Campaign Legal Center lawyer Noble remains unconvinced. “The Internet is not a magic wand so that as long as you touch it to your spending in coordination with the campaign, the spending is exempt from the law.”

Jeb Bush and Right to Rise super-PAC

Of all the candidates, Jeb Bush is the one who has most angered campaign finance reformers, who argue the former Florida governor is making a mockery of coordination laws.

Before Bush officially announced he was running for president — Bush filed with the FEC on June 15 — he spent months doing things that campaign finance lawyer Noble said looked an awful lot like he was running for president.

Noble noted that Bush appears to have decided months before his official announcement not only that he would run for president but that his super-PAC, Right to Rise, would play an important role in his presidential campaign, and so he traveled around the country raising millions of dollars in donations for the super-PAC before pledging to cut ties on the day he announced.

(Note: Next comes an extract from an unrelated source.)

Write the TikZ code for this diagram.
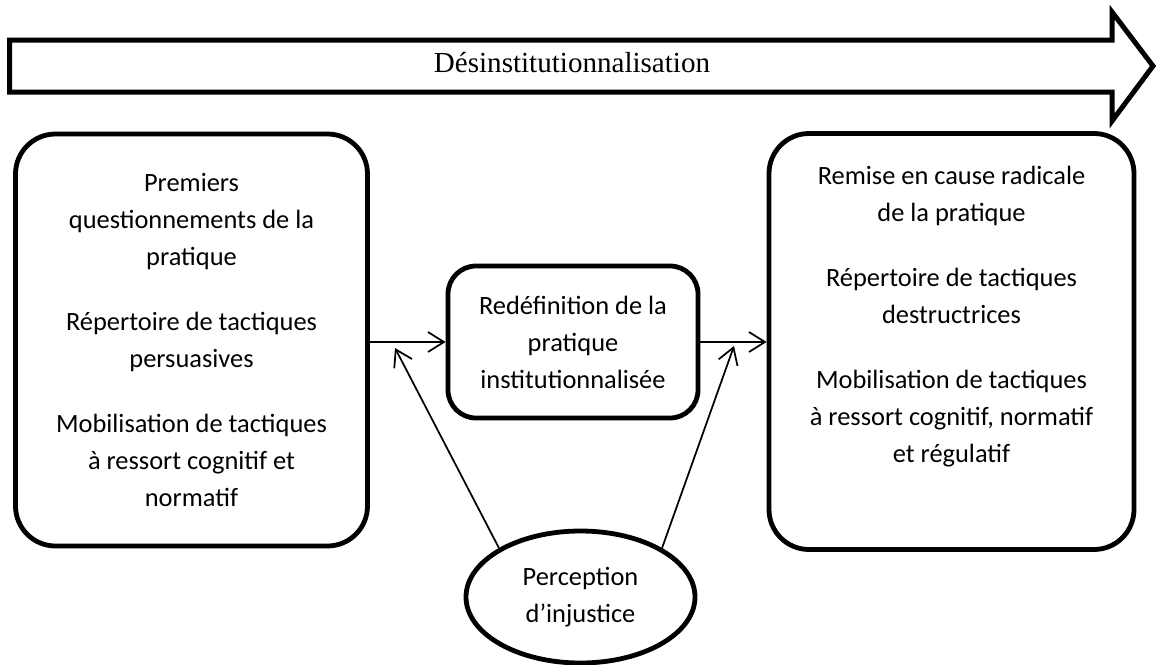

Noble, whose group filed a complaint with the FEC against the Bush super-PAC, described as “egregious” the amount of time Bush spent coordinating with his super-PAC while maintaining he still had not decided whether to run for president.  

Bush’s tactic paid off, with Right to Rise dominating all other super-PACs in fundraising, taking in a midyear haul of more than $100 million. A Right to Rise spokesman said: “We fully comply with all FEC rules and regulations.”

Chris Christie and America Leads super-PAC

If in doubt, use telepathy.

Many of the super-PACs are run by people who are so close to the candidate that they already know what the candidate will think on any given issue. With a close enough confidant running the super-PAC, independent groups can be in sync without breaking coordination laws. 

A prominent exponent of the telepathy strategy is the group supporting the New Jersey governor.

“One of the things that benefits us is that we’re led by Phil Cox,” said Tucker Martin, a senior adviser to America Leads.

“Phil is one of the handful of people who know Governor Christie the very best.

“Because of their work together at the Republican Governors Association they formed a deep friendship. Phil knows what the governor is thinking before he says it.”

Martin said that once Christie announced his candidacy, the “spaceship goes up [and] there’s no communication.”

“[But] you’re not really flying blind if you’ve got a principal like Phil,” he added. 

“If I was a very rich donor who wanted to get into a super-PAC, the first question I’d ask is how close the person leading it is to the candidate.”